Moving abroad requires adequate insurance coverage.

What type of insurance expatriates need the most in Oman: health, house or liability insurance? All of them? Do they come as a package?

Are there other insurance options to consider like critical illness, damage or property insurance?

Is it better to purchase insurance from an expat insurance specialist or from a local insurance provider?

And what about insurance costs?

Tell us about your experience in Oman.



Generally most of the companies have a medical and life insurance covered for the employee and his family medical insurance. Car insurance is mandate for your car to have a validity and you can choose between 3rd party and full insurance.

If you require additional, you can take personal insurance apart from these for yourself and your family accordingly.

The answer depends on the details of your package if you are an employee. some employers provide housing and transportation so you don't have to worry about insurance.some provide health insurance as well.There remains life insurance?

If you are of different category of the above then you have to do it personally case by case.

I cant give you names, for many reasons

I rather suggest you check Omani Labor law details on internet in this regard cause all abide by.

My best wish

Interestingly, expatriates in Oman do not necessarily need any sort of insurance coverage of their own !

As per the Omani Labour Laws, the employer / sponsor who hires an expatriate has to ensure that all required insurance coverage is provided to the employee, including life insurance. So if any expatriate meets with his maker while during service, then the family would be entitled to receiving a substantial sum as the employee’s life insurance benefits.

Also, every employee is provided with medical coverage of some sort or the other. In some case, the coverage is exhaustive (if the employee is higher up the pecking order), while for some other employees, it will be just the basic. It is entirely dependent on the employee’s position, level and standing in the organisation. In any case, the law states that every employee (recruited through the right channels) must be provided with medical coverage.

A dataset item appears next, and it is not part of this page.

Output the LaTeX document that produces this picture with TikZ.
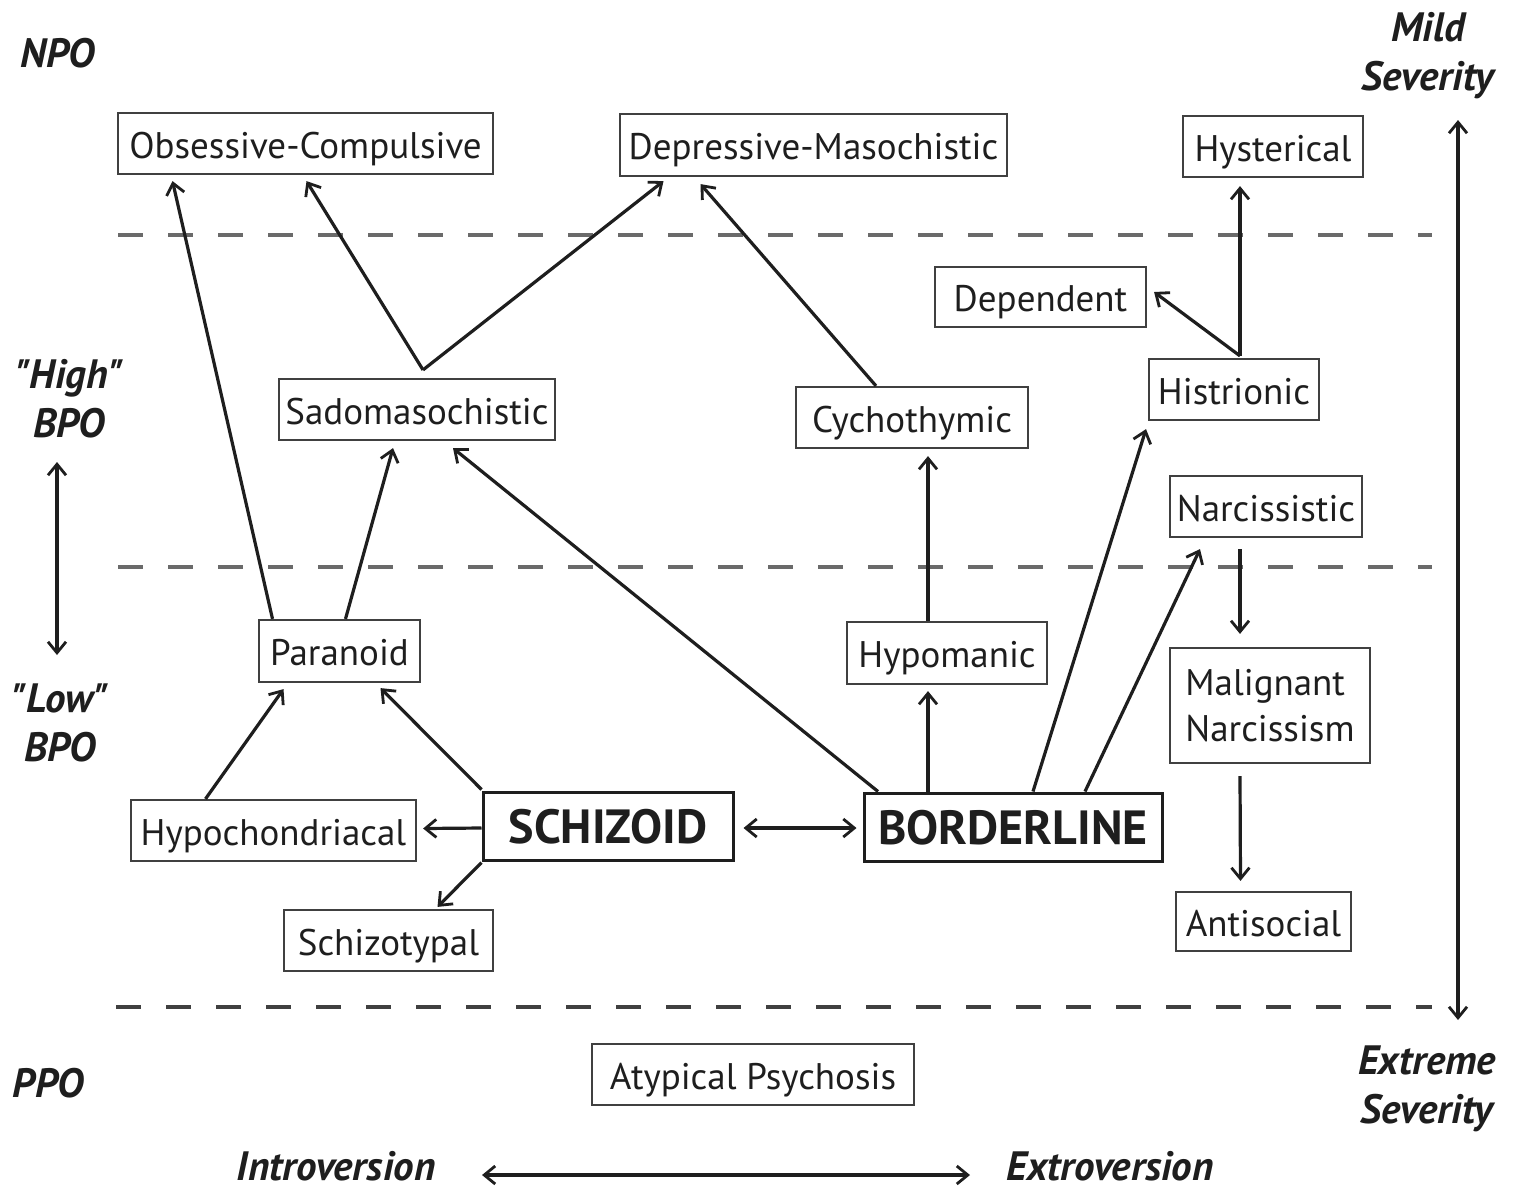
\documentclass[tikz,border=0pt]{standalone}
\usepackage{fontspec}
\setmainfont{PT Sans}[Ligatures=TeXOff]
\usetikzlibrary{arrows.meta,calc}
\definecolor{boxline}{HTML}{404040}
\definecolor{dashgray}{HTML}{6A6A6A}
\definecolor{ink}{HTML}{1E1E1E}
\tikzset{
  bx/.style 2 args={draw=boxline, line width=1.1pt, fill=white, text=ink,
    minimum width=#1*0.5pt, minimum height=#2*0.5pt, inner sep=0pt,
    text height=14.5pt, text depth=0pt,
    font=\fontsize{18.5}{23}\selectfont},
  bigbx/.style 2 args={draw=ink, line width=1.5pt, fill=white, text=ink,
    minimum width=#1*0.5pt, minimum height=#2*0.5pt, inner sep=0pt,
    text height=17pt, text depth=0pt,
    font=\fontsize{24}{28}\selectfont\bfseries},
  sidelbl/.style={text=ink, inner sep=0pt, align=center,
    font=\fontsize{20.5}{23.5}\selectfont\bfseries\itshape},
  arr/.style={draw=ink, line width=1.6pt,
    -{Straight Barb[length=5.5pt,width=9pt,line width=1.4pt]}},
  arrtwo/.style={draw=ink, line width=1.6pt,
    {Straight Barb[length=5.5pt,width=9pt,line width=1.4pt]}-{Straight Barb[length=5.5pt,width=9pt,line width=1.4pt]}},
  dashln/.style={draw=dashgray, line width=2.3pt, dash pattern=on 12.5pt off 12.5pt},
  dashlnb/.style={draw=boxline, line width=1.6pt, dash pattern=on 12.5pt off 12.5pt},
}
\begin{document}
\begin{tikzpicture}[x=0.5pt,y=-0.5pt]
\useasboundingbox[fill=white] (0,0) rectangle (1526,1190);

% dashed level separators
\draw[dashln] (118,235) -- (1432,235);
\draw[dashln] (118,567) -- (1432,567);
\draw[dashlnb] (116,1007) -- (1432,1007);

% boxes
\node[bx={375}{61}] (oc) at (305.5,143.5) {Obsessive-Compulsive};
\node[bx={387}{62}] (dm) at (813.5,145) {Depressive-Masochistic};
\node[bx={180}{61}] (hys) at (1273,146.5) {Hysterical};
\node[bx={211}{60}] (dep) at (1040.5,297) {Dependent};
\node[bx={170}{61}] (his) at (1234,389.5) {Histrionic};
\node[bx={276}{61}] (sado) at (417,409.5) {Sadomasochistic};
\node[bx={232}{61}] (cyc) at (912,417.5) {Cychothymic};
\node[bx={192}{61}] (nar) at (1266,506.5) {Narcissistic};
\node[bx={161}{62}] (par) at (339.5,651) {Paranoid};
\node[bx={200}{62}] (hypo) at (947,653) {Hypomanic};
\node[bx={200}{115}, text height={}, text depth={}, align=left] (mal) at (1270,705.5) {Malignant\\Narcissism};
\node[bx={285}{61}] (hyc) at (273.5,830.5) {Hypochondriacal};
\node[bigbx={250}{68}] (schz) at (608,826) {SCHIZOID};
\node[bigbx={298}{68}] (bord) at (1013,827) {BORDERLINE};
\node[bx={209}{61}] (sct) at (388.5,940.5) {Schizotypal};
\node[bx={175}{59}] (anti) at (1263.5,921.5) {Antisocial};
\node[bx={322}{61}] (atyp) at (753,1074.5) {Atypical Psychosis};

% side labels
\node[sidelbl] (npo) at (58,53) {NPO};
\node[sidelbl] (high) at (69,399) {"High"\\[1pt]BPO};
\node[sidelbl] (low) at (60,723) {"Low"\\[1pt]BPO};
\node[sidelbl] (ppo) at (48,1083) {PPO};
\node[sidelbl] (mild) at (1428,56) {Mild\\[1pt]Severity};
\node[sidelbl] (extreme) at (1427,1089) {Extreme\\[1pt]Severity};
\node[sidelbl] (intro) at (336,1166) {Introversion};
\node[sidelbl] (extro) at (1110,1166) {Extroversion};

% axis arrows
\coordinate (ltop) at (57,462);
\coordinate (lbot) at (57,655);
\coordinate (rtop) at (1458,120);
\coordinate (rbot) at (1458,1020);
\coordinate (bl) at (482,1175);
\coordinate (br) at (970,1175);
\draw[arrtwo] (ltop) -- (lbot);
\draw[arrtwo] (rtop) -- (rbot);
\draw[arrtwo] (bl) -- (br);

% connectors
\draw[arr] ($(par.north)+(-67,0)$) -- ($(oc.south)+(-133,6)$);
\draw[arr] ($(par.north)+(6,0)$) -- ($(sado.south)+(-24,7)$);
\coordinate (sv) at ($(sado.north)+(6,-8)$);
\draw[arr] (sv) -- ($(oc.south)+(1,6)$);
\draw[arr] (sv) -- ($(dm.south)+(-150,4)$);
\draw[arr] ($(cyc.north)+(-36,0)$) -- ($(dm.south)+(-113,7)$);
\coordinate (hv) at ($(his.north)+(6,-2)$);
\draw[arr] (hv) -- ($(hys.south)+(-33,8)$);
\draw[arr] (hv) -- ($(dep.east)+(7,-5)$);
\draw[arr] ($(hypo.north)+(-19,0)$) -- ($(cyc.south)+(16,7)$);
\draw[arr] ($(bord.north)+(-85,0)$) -- ($(hypo.south)+(-19,6)$);
\draw[arr] ($(bord.north)+(-135,0)$) -- ($(sado.south)+(36,7)$);
\draw[arr] ($(bord.north)+(20,0)$) -- ($(his.south)+(-88,8)$);
\draw[arr] ($(bord.north)+(72,0)$) -- ($(nar.south)+(-66,11)$);
\draw[arr] ($(nar.south)+(-26,11)$) -- ($(mal.north)+(-30,-13)$);
\draw[arr] ($(mal.south)+(-30,12)$) -- ($(anti.north)+(-23,-10)$);
\draw[arrtwo] ($(schz.east)+(9,2)$) -- ($(bord.west)+(-6,1)$);
\draw[arr] ($(schz.west)+(0,2)$) -- ($(hyc.east)+(6,-2)$);
\draw[arr] ($(schz.north west)+(0,-1)$) -- ($(par.south)+(41,5)$);
\draw[arr] ($(hyc.north)+(-68,0)$) -- ($(par.south)+(-56,6)$);
\draw[arr] ($(schz.south west)+(0,1)$) -- ($(sct.north)+(49,-2)$);
\end{tikzpicture}
\end{document}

Despite this rule in place, there are scores of blue-collar employees / casual labourers and those who come and work here unlawfully who do not get any benefits at all. They have to fend for themselves. For them, life is nothing but a continuing and never ending string of misery. In case they fall ill, they have no other option but to resort to seeking the services of quacks and compounders (a.k.a. unqualified ‘doctors’), who prescribe them medication that cannot be bought off the shelves of pharmacies (since they do not have the authority to prescribe drugs). And so the patient is invariably given peddled and out-of-date drugs and all sorts of unusable medication, which would do more harm than good. Life can be very cruel to such unfortunate expatriates.

Usually companies provide employees with enough medical coverage and also salary for the time taken off work. For example, for up to 1 month of sick leave, an employee is eligible to a certain part of his / her salary. For up to 2 months, the employee is still eligible for some sort of monetary compensation, similarly like this up to 6 months and more (as agreed), an employee has to be paid something by his / her company. This is the rule.

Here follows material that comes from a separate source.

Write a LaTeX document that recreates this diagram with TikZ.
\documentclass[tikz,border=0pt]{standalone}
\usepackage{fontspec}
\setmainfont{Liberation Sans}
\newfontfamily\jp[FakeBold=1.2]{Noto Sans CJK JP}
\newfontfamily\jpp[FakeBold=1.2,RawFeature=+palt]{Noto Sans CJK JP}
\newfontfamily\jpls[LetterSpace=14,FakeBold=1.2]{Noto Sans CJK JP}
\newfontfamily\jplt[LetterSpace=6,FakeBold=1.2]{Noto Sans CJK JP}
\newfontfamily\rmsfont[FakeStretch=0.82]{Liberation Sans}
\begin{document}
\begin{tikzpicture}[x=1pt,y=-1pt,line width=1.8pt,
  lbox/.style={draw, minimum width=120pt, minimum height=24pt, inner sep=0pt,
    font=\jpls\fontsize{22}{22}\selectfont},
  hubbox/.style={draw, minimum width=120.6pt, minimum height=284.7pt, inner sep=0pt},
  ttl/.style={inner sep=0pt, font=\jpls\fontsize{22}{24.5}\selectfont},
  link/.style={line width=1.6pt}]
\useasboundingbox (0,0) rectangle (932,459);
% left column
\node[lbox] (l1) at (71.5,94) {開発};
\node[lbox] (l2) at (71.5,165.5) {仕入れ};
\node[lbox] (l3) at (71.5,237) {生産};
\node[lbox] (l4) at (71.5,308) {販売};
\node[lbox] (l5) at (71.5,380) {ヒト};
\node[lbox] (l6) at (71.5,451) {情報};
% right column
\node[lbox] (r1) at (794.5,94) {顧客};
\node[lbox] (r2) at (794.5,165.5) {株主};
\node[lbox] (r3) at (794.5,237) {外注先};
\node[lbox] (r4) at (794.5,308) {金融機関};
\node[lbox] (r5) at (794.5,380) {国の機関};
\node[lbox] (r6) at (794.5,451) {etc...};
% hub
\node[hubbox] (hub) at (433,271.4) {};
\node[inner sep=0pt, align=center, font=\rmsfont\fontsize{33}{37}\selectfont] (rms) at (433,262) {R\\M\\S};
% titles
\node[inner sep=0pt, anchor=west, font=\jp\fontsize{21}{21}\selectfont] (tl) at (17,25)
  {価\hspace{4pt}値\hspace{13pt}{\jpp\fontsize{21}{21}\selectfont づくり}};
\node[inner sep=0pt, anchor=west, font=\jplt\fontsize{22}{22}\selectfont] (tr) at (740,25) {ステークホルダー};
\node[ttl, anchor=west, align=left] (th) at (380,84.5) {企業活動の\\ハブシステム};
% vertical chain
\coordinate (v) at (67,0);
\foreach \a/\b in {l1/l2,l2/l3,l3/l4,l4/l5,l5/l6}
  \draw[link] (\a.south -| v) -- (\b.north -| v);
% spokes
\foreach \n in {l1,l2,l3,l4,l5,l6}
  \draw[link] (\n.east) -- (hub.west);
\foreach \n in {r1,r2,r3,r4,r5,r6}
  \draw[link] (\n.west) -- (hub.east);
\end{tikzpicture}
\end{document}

Coming to the place of stay, no expat ever takes a home insurance, or personal effects insurance since most live on company provided accommodation, or on accommodation which is only temporary. Since all expatriates come with a “booked return ticket”, so to speak, no expatriate would willingly opt to take any additional insurance coverage beyond what his / her company provides.

Same is the case with vehicle insurance, which is of course a must, if a vehicle has to be on road. For those driving company provided vehicles, the company would take care of the insurance costs and all other vehicle related expenses like fuel, service, spare parts, etc. For those who use their own vehicles, they would have to buy the insurance for their vehicles, which could be comprehensive, or third party depending on their needs and budgets.

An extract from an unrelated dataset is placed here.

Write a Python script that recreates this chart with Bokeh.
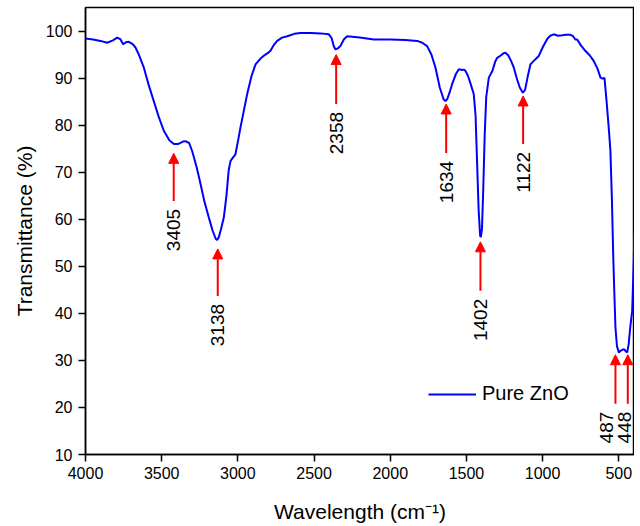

As a long time resident of Oman, I can tell you that until today I have not spent a single Baiza on any sort of insurance. Nor do not intend to do so until the day I stay here.

As most people have mentioned earlier, the employers generally pick up the tab for insurance. I had a specific problem the employer would not cover "mother" within the definition of family . (my company had a specific language which mentioned, self / spouse/ upto 3 children below the age of 21).
I had requested to cover my mother , albeit after deducting the premium from my salary .....however that did not materialize.  It did not occur to me during the time of offer acceptance .... the chances of pushing a thing or too is much easier at that point ...rather than seeking them post joining.